Но окончательный крах его ускорил тот, кто с ним так и не встретился, — мой отец, мой чудаковатый батя, который еще глубокой зимой, в крещенские дикие холода, вернувшись с работы, притащил в избу замерзающего голубя.
— В наших сенках, в темнотище, как шарахнется ко мне! — растерянно рассказывал он, передавая мне в руки холодную и тихую, лишь внутренне дрожащую птицу. — Я с перепугу подумал: сова! А это почтарь, да не простой, окольцованный! Видать, окоченел в дороге и к нам залетел погреться, до места добраться сил не хватило.
На красной лапке птицы и верно было кольцо из светлого металла с выбитыми по нему цифрами и буквами — «1941 КВ».
— Это же номер и шифр его части! — заблажил я, осененный ослепительной догадкой. — Военный почтарь! Больше некому…
Действительно, домашних голубей у нас на Зеленой, когда-то знаменитой своими голубятнями, давно не держали. Голубятники ушли на фронт, а бедных птиц съели. Вольных же сизарей, живущих по высоким каменным чердакам, на нашей одноэтажной деревянной Зые тоже тогда не было. Да и не походил отцовский найденыш на виденных мною раньше голубей: стремительное, сильное, с жестким и плотным оперением тело, гордая посадка головы.
— Ясно, военный! — кричал я, одурев от привалившего счастья. — Может, при нем письмо есть? Тогда надо сообщить, куда следует!..
Но никакого письма на голубе не было, и он остался у нас. Вернее — она, потому что отец по маленькой головке определил, что это голубка.

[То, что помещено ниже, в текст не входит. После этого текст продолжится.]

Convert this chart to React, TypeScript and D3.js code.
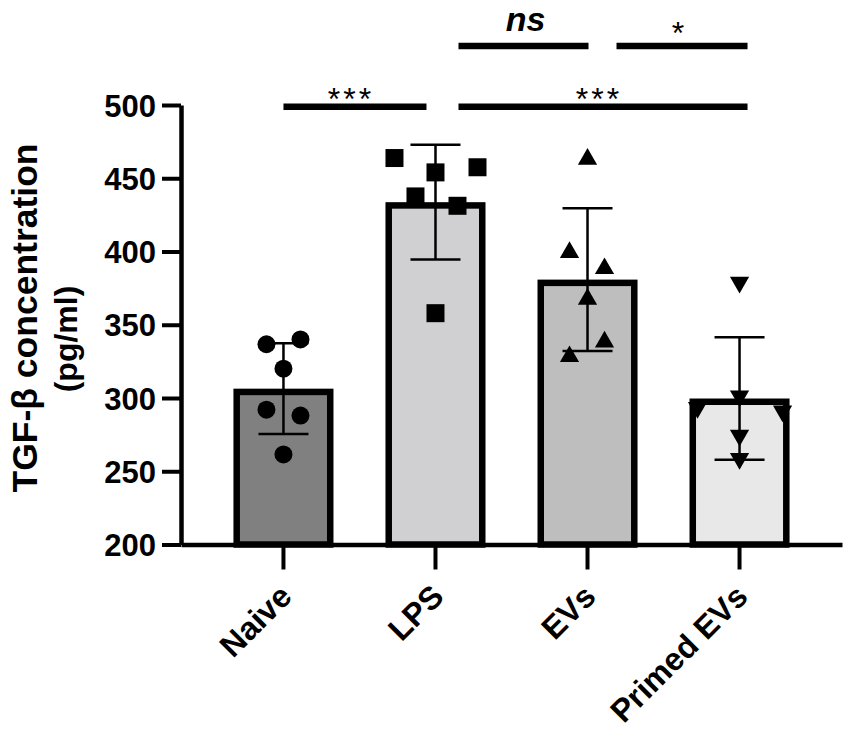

В доме нашем, уныло замолчавшем после первых месяцев войны, снова поселилась радость. Она вольно летала под потолками, зная, однако, и свое постоянное место — нашу с братом Вовкой комнату, где всегда у ней было питье и корм: хлебные крошки, картофельная шелуха, а в счастливые дни — подсолнечное и конопляное семя, пшено. Я и сейчас вижу перед собой эту прекрасную птицу, светло-серую, всю словно вырезанную из стали, только шейка, на которой высоко держалась головка, отливала драгоценной зеленью, и подсад у крыльев и хвоста белел с нежной розоватостью. Красивая и гордая была особа!…
Однако с уходом отца на фронт, с наступлением весны голубка наша стала проявлять признаки беспокойства, билась об окна, мало и неохотно ела и начала быстро худеть. Ее грудной киль, раньше почти не ощутимый под сильными мышцами, сейчас выступал все сильнее и сильнее и, когда я брал ее, остро врезался в ладонь.
Птица гибла — я метнулся к бабушке. Но та, сестра милосердия еще первой германской войны, хороп!о разбирающаяся в болезнях людей, птичьих хворей не знала. Однако, пожалев меня, пошла на соседнюю Пароходную улицу к бабке Анне Часкидихе, бабушке моего соученика отличника Сереги Часкидова.